Task objective: Where a line holds "this", copy it.

Figure scripts:

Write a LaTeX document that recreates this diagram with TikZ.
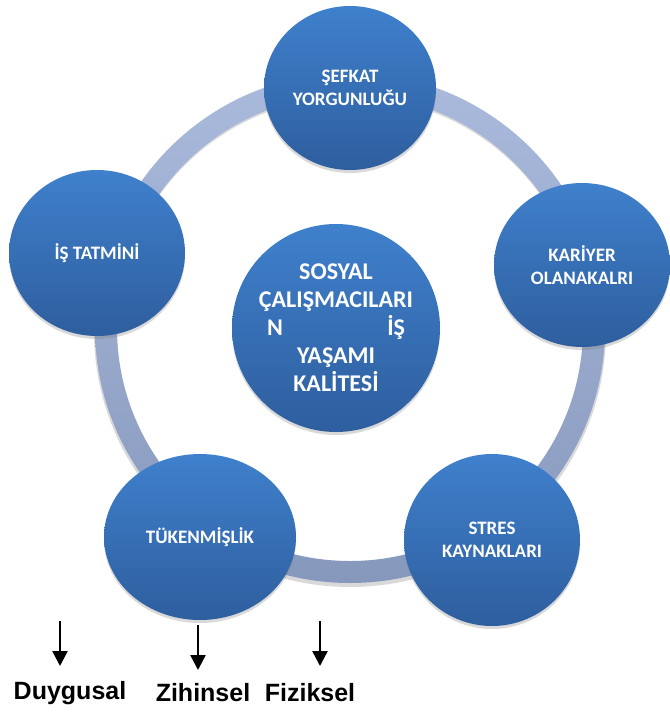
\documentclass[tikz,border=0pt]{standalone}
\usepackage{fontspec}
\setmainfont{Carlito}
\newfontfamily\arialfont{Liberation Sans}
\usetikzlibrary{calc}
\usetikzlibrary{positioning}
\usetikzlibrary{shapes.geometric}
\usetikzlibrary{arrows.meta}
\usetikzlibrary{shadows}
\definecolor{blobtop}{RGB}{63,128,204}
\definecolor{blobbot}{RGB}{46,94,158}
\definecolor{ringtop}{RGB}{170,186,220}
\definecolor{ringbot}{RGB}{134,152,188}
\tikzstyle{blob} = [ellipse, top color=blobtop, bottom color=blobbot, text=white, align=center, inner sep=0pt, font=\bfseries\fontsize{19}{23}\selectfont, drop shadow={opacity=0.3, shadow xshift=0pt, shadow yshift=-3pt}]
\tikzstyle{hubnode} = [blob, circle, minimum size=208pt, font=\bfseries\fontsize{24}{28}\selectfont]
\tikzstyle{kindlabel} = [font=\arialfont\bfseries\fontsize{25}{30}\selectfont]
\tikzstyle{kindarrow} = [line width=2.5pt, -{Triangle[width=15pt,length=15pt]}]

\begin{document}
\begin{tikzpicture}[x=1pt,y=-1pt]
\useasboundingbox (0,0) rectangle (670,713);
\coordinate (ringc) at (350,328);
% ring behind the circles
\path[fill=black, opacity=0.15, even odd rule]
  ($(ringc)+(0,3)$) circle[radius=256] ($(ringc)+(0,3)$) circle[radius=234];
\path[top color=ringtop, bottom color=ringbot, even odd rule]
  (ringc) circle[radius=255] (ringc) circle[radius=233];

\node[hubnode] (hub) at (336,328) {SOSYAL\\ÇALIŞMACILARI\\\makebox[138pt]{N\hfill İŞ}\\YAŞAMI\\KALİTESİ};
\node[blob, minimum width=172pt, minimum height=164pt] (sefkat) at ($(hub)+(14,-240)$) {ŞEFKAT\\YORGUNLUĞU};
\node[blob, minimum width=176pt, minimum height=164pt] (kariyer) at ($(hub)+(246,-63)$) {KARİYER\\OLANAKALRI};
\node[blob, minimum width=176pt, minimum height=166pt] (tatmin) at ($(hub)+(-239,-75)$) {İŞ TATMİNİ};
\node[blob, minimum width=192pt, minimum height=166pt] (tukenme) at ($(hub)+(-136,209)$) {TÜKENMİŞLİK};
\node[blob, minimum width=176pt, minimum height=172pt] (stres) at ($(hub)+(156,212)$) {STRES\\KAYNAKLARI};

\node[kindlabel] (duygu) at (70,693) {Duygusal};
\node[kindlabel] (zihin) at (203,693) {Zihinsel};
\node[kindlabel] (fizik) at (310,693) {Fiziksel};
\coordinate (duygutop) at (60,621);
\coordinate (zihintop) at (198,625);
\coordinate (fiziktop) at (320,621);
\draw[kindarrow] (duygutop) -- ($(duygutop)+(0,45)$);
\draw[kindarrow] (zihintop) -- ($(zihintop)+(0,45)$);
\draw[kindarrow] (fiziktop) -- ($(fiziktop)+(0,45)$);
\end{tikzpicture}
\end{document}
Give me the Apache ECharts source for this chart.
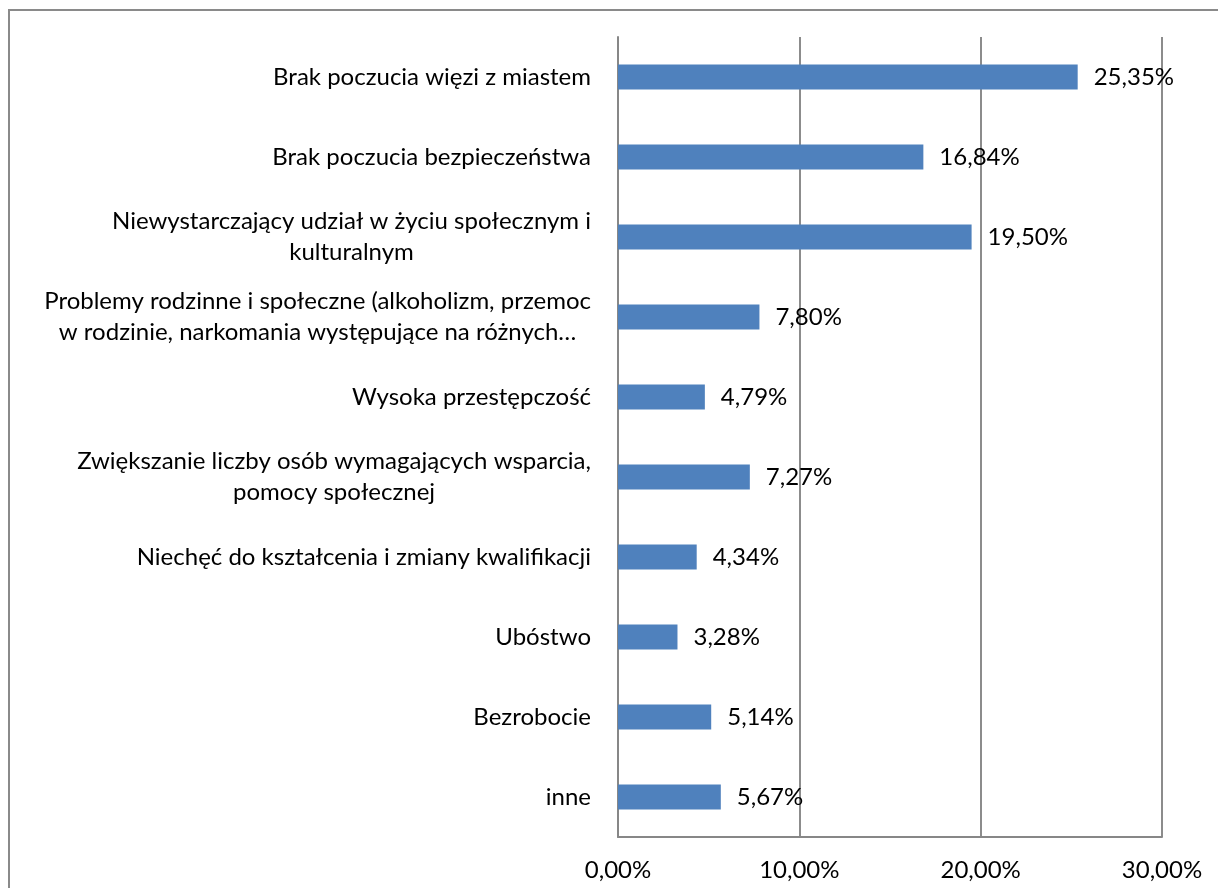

Task result:
Write a LaTeX document that recreates this diagram with TikZ.
Give me the Apache ECharts source for this chart.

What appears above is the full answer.